**Problem details**
Reproduce the listing word for word. Skip any image.

------------

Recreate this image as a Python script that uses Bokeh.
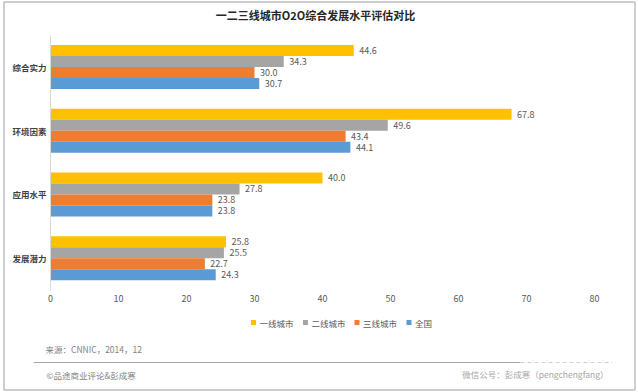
from bokeh.plotting import figure
from bokeh.models import (ColumnDataSource, Range1d, LinearAxis, FixedTicker)
from bokeh.transform import dodge
from bokeh.core.properties import value
from bokeh.embed import file_html
from bokeh.resources import INLINE

categories = ["综合实力", "环境因素", "应用水平", "发展潜力"]
series_names = ["一线城市", "二线城市", "三线城市", "全国"]
tier1 = [44.6, 67.8, 40.0, 25.8]
tier2 = [34.3, 49.6, 27.8, 25.5]
tier3 = [30.0, 43.4, 23.8, 22.7]
national = [30.7, 44.1, 23.8, 24.3]
x_ticks = [0, 10, 20, 30, 40, 50, 60, 70, 80]

title_text = "一二三线城市O2O综合发展水平评估对比"
source_text = "来源：CNNIC，2014，12"
copyright_text = "©品途商业评论&彭成寒"
wechat_text = "微信公号：彭成寒（pengchengfang）"

colors = ["#FFC000", "#A5A5A5", "#ED7D31", "#5B9BD5"]
FONT = "Noto Sans CJK SC"

# ---- layout constants (pixels on the canvas) ----
W, H = 637, 391
X0_PX, PX_PER_UNIT = 50, 6.8          # where value 0 sits, pixels per unit
ROW0_PX, ROW_STEP = 257.7, 63.73      # centre of the lowest category row, row spacing

x_start = -X0_PX / PX_PER_UNIT
x_end = x_start + W / PX_PER_UNIT
y_start = (ROW0_PX - H) / ROW_STEP
y_end = ROW0_PX / ROW_STEP

p = figure(width=W, height=H, output_backend="svg", toolbar_location=None,
           x_range=Range1d(x_start, x_end), y_range=Range1d(y_start, y_end),
           x_axis_location=None, y_axis_location=None, min_border=0)
p.extra_x_ranges = {"px": Range1d(0, W)}
p.extra_y_ranges = {"px": Range1d(H, 0)}
p.outline_line_color = None
p.grid.grid_line_color = None
p.background_fill_color = "white"
p.border_fill_color = "white"

# category rows: first category at the top
row_pos = [len(categories) - 1 - i for i in range(len(categories))]

src = ColumnDataSource(dict(row=row_pos, s0=tier1, s1=tier2, s2=tier3, s3=national,
                            t0=[f"{v:.1f}" for v in tier1], t1=[f"{v:.1f}" for v in tier2],
                            t2=[f"{v:.1f}" for v in tier3], t3=[f"{v:.1f}" for v in national]))

bh = 11 / ROW_STEP
offsets = [1.5 * bh, 0.5 * bh, -0.5 * bh, -1.5 * bh]
for i, name in enumerate(series_names):
    p.hbar(y=dodge("row", offsets[i]), right=f"s{i}", left=0,
           height=bh, color=colors[i], line_color=None, source=src)
    p.text(x=f"s{i}", y=dodge("row", offsets[i]), text=f"t{i}", source=src,
           x_offset=5.5, text_baseline="middle", text_align="left",
           text_font=value(FONT), text_font_size="9px", text_color="#595959")

# x axis (values)
xaxis = LinearAxis(ticker=FixedTicker(ticks=x_ticks), fixed_location=-0.5,
                   bounds=(0, 80))
xaxis.axis_line_color = None
xaxis.major_tick_line_color = None
xaxis.minor_tick_line_color = None
xaxis.major_tick_out = 0
xaxis.major_tick_in = 0
xaxis.major_label_text_font = FONT
xaxis.major_label_text_font_size = "9px"
xaxis.major_label_text_color = "#595959"
xaxis.major_label_standoff = 5
p.add_layout(xaxis, "below")

# y axis (categories)
yaxis = LinearAxis(ticker=FixedTicker(ticks=row_pos), fixed_location=0,
                   bounds=(-0.5, len(categories) - 0.5))
yaxis.major_label_overrides = {r: c for r, c in zip(row_pos, categories)}
yaxis.axis_line_color = "#D9D9D9"
yaxis.major_tick_line_color = None
yaxis.minor_tick_line_color = None
yaxis.major_tick_out = 0
yaxis.major_tick_in = 0
yaxis.major_label_text_font = FONT
yaxis.major_label_text_font_size = "8.5px"
yaxis.major_label_text_font_style = "bold"
yaxis.major_label_text_color = "#404040"
yaxis.major_label_standoff = 4
p.add_layout(yaxis, "left")

# ---- title, legend, footer (pixel coordinates) ----
px = dict(x_range_name="px", y_range_name="px")
p.text(x=[315], y=[14], text=[title_text], text_baseline="middle", text_align="center",
       text_font=value(FONT), text_font_size="11px", text_font_style="bold",
       text_color="#262626", **px)

legend_x = [253, 305, 356.5, 408.5]
legend_y = 322
p.scatter(x=legend_x, y=[legend_y] * 4, marker="square", size=5, color=colors,
          line_color=None, **px)
p.text(x=[x + 6 for x in legend_x], y=[legend_y] * 4, text=series_names,
       text_baseline="middle", text_align="left", text_font=value(FONT),
       text_font_size="8.5px", text_color="#595959", **px)

p.text(x=[45], y=[348], text=[source_text], text_baseline="middle", text_align="left",
       text_font=value(FONT), text_font_size="8.5px", text_color="#7F7F7F", **px)
p.segment(x0=[33], y0=[362], x1=[520], y1=[362], line_color="#A6A6A6", line_width=1, **px)
p.segment(x0=[520], y0=[362], x1=[612], y1=[362], line_color="#D0D0D0", line_width=1,
          line_dash="4 3", **px)
p.text(x=[46], y=[374], text=[copyright_text], text_baseline="middle", text_align="left",
       text_font=value(FONT), text_font_size="8.5px", text_color="#7F7F7F", **px)
p.text(x=[608], y=[373], text=[wechat_text], text_baseline="middle", text_align="right",
       text_font=value(FONT), text_font_size="8.5px", text_color="#A6A6A6", **px)

# outer frame
p.quad(left=[3.5], right=[634.5], top=[1.5], bottom=[389.5], fill_color=None,
       line_color="#BFBFBF", line_width=1.5, **px)

with open("out.html", "w") as fh:
    fh.write(file_html(p, INLINE))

------------

**Solution for this exercise**
Recreate this image as a Python script that uses Bokeh.
from bokeh.plotting import figure
from bokeh.models import (ColumnDataSource, Range1d, LinearAxis, FixedTicker)
from bokeh.transform import dodge
from bokeh.core.properties import value
from bokeh.embed import file_html
from bokeh.resources import INLINE

categories = ["综合实力", "环境因素", "应用水平", "发展潜力"]
series_names = ["一线城市", "二线城市", "三线城市", "全国"]
tier1 = [44.6, 67.8, 40.0, 25.8]
tier2 = [34.3, 49.6, 27.8, 25.5]
tier3 = [30.0, 43.4, 23.8, 22.7]
national = [30.7, 44.1, 23.8, 24.3]
x_ticks = [0, 10, 20, 30, 40, 50, 60, 70, 80]

title_text = "一二三线城市O2O综合发展水平评估对比"
source_text = "来源：CNNIC，2014，12"
copyright_text = "©品途商业评论&彭成寒"
wechat_text = "微信公号：彭成寒（pengchengfang）"

colors = ["#FFC000", "#A5A5A5", "#ED7D31", "#5B9BD5"]
FONT = "Noto Sans CJK SC"

# ---- layout constants (pixels on the canvas) ----
W, H = 637, 391
X0_PX, PX_PER_UNIT = 50, 6.8          # where value 0 sits, pixels per unit
ROW0_PX, ROW_STEP = 257.7, 63.73      # centre of the lowest category row, row spacing

x_start = -X0_PX / PX_PER_UNIT
x_end = x_start + W / PX_PER_UNIT
y_start = (ROW0_PX - H) / ROW_STEP
y_end = ROW0_PX / ROW_STEP

p = figure(width=W, height=H, output_backend="svg", toolbar_location=None,
           x_range=Range1d(x_start, x_end), y_range=Range1d(y_start, y_end),
           x_axis_location=None, y_axis_location=None, min_border=0)
p.extra_x_ranges = {"px": Range1d(0, W)}
p.extra_y_ranges = {"px": Range1d(H, 0)}
p.outline_line_color = None
p.grid.grid_line_color = None
p.background_fill_color = "white"
p.border_fill_color = "white"

# category rows: first category at the top
row_pos = [len(categories) - 1 - i for i in range(len(categories))]

src = ColumnDataSource(dict(row=row_pos, s0=tier1, s1=tier2, s2=tier3, s3=national,
                            t0=[f"{v:.1f}" for v in tier1], t1=[f"{v:.1f}" for v in tier2],
                            t2=[f"{v:.1f}" for v in tier3], t3=[f"{v:.1f}" for v in national]))

bh = 11 / ROW_STEP
offsets = [1.5 * bh, 0.5 * bh, -0.5 * bh, -1.5 * bh]
for i, name in enumerate(series_names):
    p.hbar(y=dodge("row", offsets[i]), right=f"s{i}", left=0,
           height=bh, color=colors[i], line_color=None, source=src)
    p.text(x=f"s{i}", y=dodge("row", offsets[i]), text=f"t{i}", source=src,
           x_offset=5.5, text_baseline="middle", text_align="left",
           text_font=value(FONT), text_font_size="9px", text_color="#595959")

# x axis (values)
xaxis = LinearAxis(ticker=FixedTicker(ticks=x_ticks), fixed_location=-0.5,
                   bounds=(0, 80))
xaxis.axis_line_color = None
xaxis.major_tick_line_color = None
xaxis.minor_tick_line_color = None
xaxis.major_tick_out = 0
xaxis.major_tick_in = 0
xaxis.major_label_text_font = FONT
xaxis.major_label_text_font_size = "9px"
xaxis.major_label_text_color = "#595959"
xaxis.major_label_standoff = 5
p.add_layout(xaxis, "below")

# y axis (categories)
yaxis = LinearAxis(ticker=FixedTicker(ticks=row_pos), fixed_location=0,
                   bounds=(-0.5, len(categories) - 0.5))
yaxis.major_label_overrides = {r: c for r, c in zip(row_pos, categories)}
yaxis.axis_line_color = "#D9D9D9"
yaxis.major_tick_line_color = None
yaxis.minor_tick_line_color = None
yaxis.major_tick_out = 0
yaxis.major_tick_in = 0
yaxis.major_label_text_font = FONT
yaxis.major_label_text_font_size = "8.5px"
yaxis.major_label_text_font_style = "bold"
yaxis.major_label_text_color = "#404040"
yaxis.major_label_standoff = 4
p.add_layout(yaxis, "left")

# ---- title, legend, footer (pixel coordinates) ----
px = dict(x_range_name="px", y_range_name="px")
p.text(x=[315], y=[14], text=[title_text], text_baseline="middle", text_align="center",
       text_font=value(FONT), text_font_size="11px", text_font_style="bold",
       text_color="#262626", **px)

legend_x = [253, 305, 356.5, 408.5]
legend_y = 322
p.scatter(x=legend_x, y=[legend_y] * 4, marker="square", size=5, color=colors,
          line_color=None, **px)
p.text(x=[x + 6 for x in legend_x], y=[legend_y] * 4, text=series_names,
       text_baseline="middle", text_align="left", text_font=value(FONT),
       text_font_size="8.5px", text_color="#595959", **px)

p.text(x=[45], y=[348], text=[source_text], text_baseline="middle", text_align="left",
       text_font=value(FONT), text_font_size="8.5px", text_color="#7F7F7F", **px)
p.segment(x0=[33], y0=[362], x1=[520], y1=[362], line_color="#A6A6A6", line_width=1, **px)
p.segment(x0=[520], y0=[362], x1=[612], y1=[362], line_color="#D0D0D0", line_width=1,
          line_dash="4 3", **px)
p.text(x=[46], y=[374], text=[copyright_text], text_baseline="middle", text_align="left",
       text_font=value(FONT), text_font_size="8.5px", text_color="#7F7F7F", **px)
p.text(x=[608], y=[373], text=[wechat_text], text_baseline="middle", text_align="right",
       text_font=value(FONT), text_font_size="8.5px", text_color="#A6A6A6", **px)

# outer frame
p.quad(left=[3.5], right=[634.5], top=[1.5], bottom=[389.5], fill_color=None,
       line_color="#BFBFBF", line_width=1.5, **px)

with open("out.html", "w") as fh:
    fh.write(file_html(p, INLINE))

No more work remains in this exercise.